▶ [Exercise]
Print only the lines from the top of the data through the line with "16, interval: 2", both included, skipping every picture.

▶ [Available data]
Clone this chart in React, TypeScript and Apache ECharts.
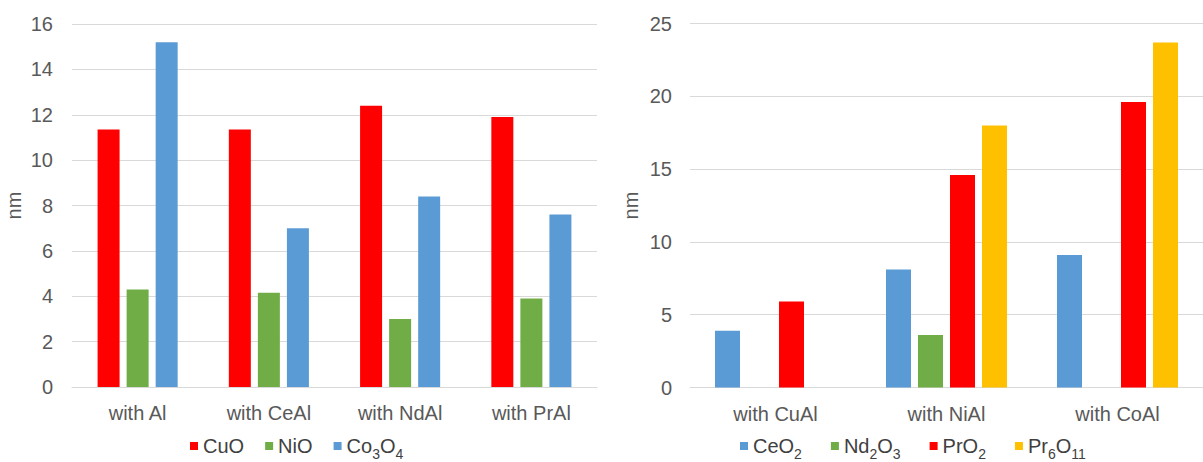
import React, { useEffect, useRef } from "react";
import * as echarts from "echarts";

const leftCategories = ["with Al", "with CeAl", "with NdAl", "with PrAl"];
const cuO = [11.35, 11.35, 12.4, 11.9];
const niO = [4.3, 4.15, 3.0, 3.9];
const co3o4 = [15.2, 7.0, 8.4, 7.6];
const leftTicks = { min: 0, max: 16, interval: 2 };

const rightCategories = ["with CuAl", "with NiAl", "with CoAl"];
const ceO2 = [3.9, 8.1, 9.1];
const nd2o3 = [null, 3.6, null];
const prO2 = [5.9, 14.6, 19.6];
const pr6o11 = [null, 18.0, 23.7];
const rightTicks = { min: 0, max: 25, interval: 5 };

const RED = "#FF0000";
const GREEN = "#70AD47";
const BLUE = "#5B9BD5";
const YELLOW = "#FFC000";
const FONT = "'Liberation Sans', Arial, sans-serif";
const TEXT = "#595959";
const LEGEND_TEXT = "#404040";

const richNames: Record<string, string> = {
  CuO: "{a|CuO}",
  NiO: "{a|NiO}",
  Co3O4: "{a|Co}{b|3}{a|O}{b|4}",
  CeO2: "{a|CeO}{b|2}",
  Nd2O3: "{a|Nd}{b|2}{a|O}{b|3}",
  PrO2: "{a|PrO}{b|2}",
  Pr6O11: "{a|Pr}{b|6}{a|O}{b|11}",
};

export default function App() {
  const ref = useRef<HTMLDivElement>(null);
  useEffect(() => {
    document.body.style.margin = "0";
    const chart = echarts.init(ref.current!, null, { renderer: "svg" });
    const legendText = {
      fontFamily: FONT,
      color: LEGEND_TEXT,
      rich: {
        a: { fontSize: 20, fontFamily: FONT, color: LEGEND_TEXT, lineHeight: 30, verticalAlign: "middle" },
        b: { fontSize: 14, fontFamily: FONT, color: LEGEND_TEXT, lineHeight: 20, verticalAlign: "bottom" },
      },
    };
    const xAxisBase = {
      type: "category",
      axisLine: { lineStyle: { color: "#D9D9D9", width: 1 } },
      axisTick: { show: false },
      axisLabel: { fontSize: 20, fontFamily: FONT, color: TEXT, margin: 16 },
    };
    const yAxisBase = {
      type: "value",
      axisLine: { show: false },
      axisTick: { show: false },
      splitLine: { lineStyle: { color: "#D9D9D9", width: 1 } },
      axisLabel: { fontSize: 20, fontFamily: FONT, color: TEXT },
      name: "nm",
      nameLocation: "middle",
      nameRotate: 90,
      nameTextStyle: { fontSize: 20, fontFamily: FONT, color: TEXT },
    };
    const bar = (name: string, data: any[], color: string, idx: number, w: number, gap: string) => ({
      name,
      type: "bar",
      data,
      xAxisIndex: idx,
      yAxisIndex: idx,
      barWidth: w,
      barGap: gap,
      itemStyle: { color },
    });
    const legendBase = {
      top: 436,
      padding: 0,
      itemWidth: 8,
      itemHeight: 8,
      icon: "rect",
      formatter: (n: string) => richNames[n],
      textStyle: legendText,
    };
    chart.setOption({
      animation: false,
      grid: [
        { left: 72, right: 606, top: 24, bottom: 75 },
        { left: 690, right: -12, top: 23.5, bottom: 74.5 },
      ],
      legend: [
        { ...legendBase, data: ["CuO", "NiO", "Co3O4"], left: 190, itemGap: 21 },
        { ...legendBase, data: ["CeO2", "Nd2O3", "PrO2", "Pr6O11"], left: 740, itemGap: 29 },
      ],
      xAxis: [
        { ...xAxisBase, gridIndex: 0, data: leftCategories },
        { ...xAxisBase, gridIndex: 1, data: rightCategories },
      ],
      yAxis: [
        { ...yAxisBase, gridIndex: 0, ...leftTicks, nameGap: 48, axisLabel: { ...yAxisBase.axisLabel, margin: 19 } },
        { ...yAxisBase, gridIndex: 1, ...rightTicks, nameGap: 49, axisLabel: { ...yAxisBase.axisLabel, margin: 18 } },
      ],
      series: [
        bar("CuO", cuO, RED, 0, 22, "32%"),
        bar("NiO", niO, GREEN, 0, 22, "32%"),
        bar("Co3O4", co3o4, BLUE, 0, 22, "32%"),
        bar("CeO2", ceO2, BLUE, 1, 25, "28%"),
        bar("Nd2O3", nd2o3, GREEN, 1, 25, "28%"),
        bar("PrO2", prO2, RED, 1, 25, "28%"),
        bar("Pr6O11", pr6o11, YELLOW, 1, 25, "28%"),
      ],
    });
    return () => chart.dispose();
  }, []);
  return <div ref={ref} style={{ width: 1203, height: 462 }} />;
}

▶ [Exercise solution]
Clone this chart in React, TypeScript and Apache ECharts.
import React, { useEffect, useRef } from "react";
import * as echarts from "echarts";

const leftCategories = ["with Al", "with CeAl", "with NdAl", "with PrAl"];
const cuO = [11.35, 11.35, 12.4, 11.9];
const niO = [4.3, 4.15, 3.0, 3.9];
const co3o4 = [15.2, 7.0, 8.4, 7.6];
const leftTicks = { min: 0, max: 16, interval: 2 };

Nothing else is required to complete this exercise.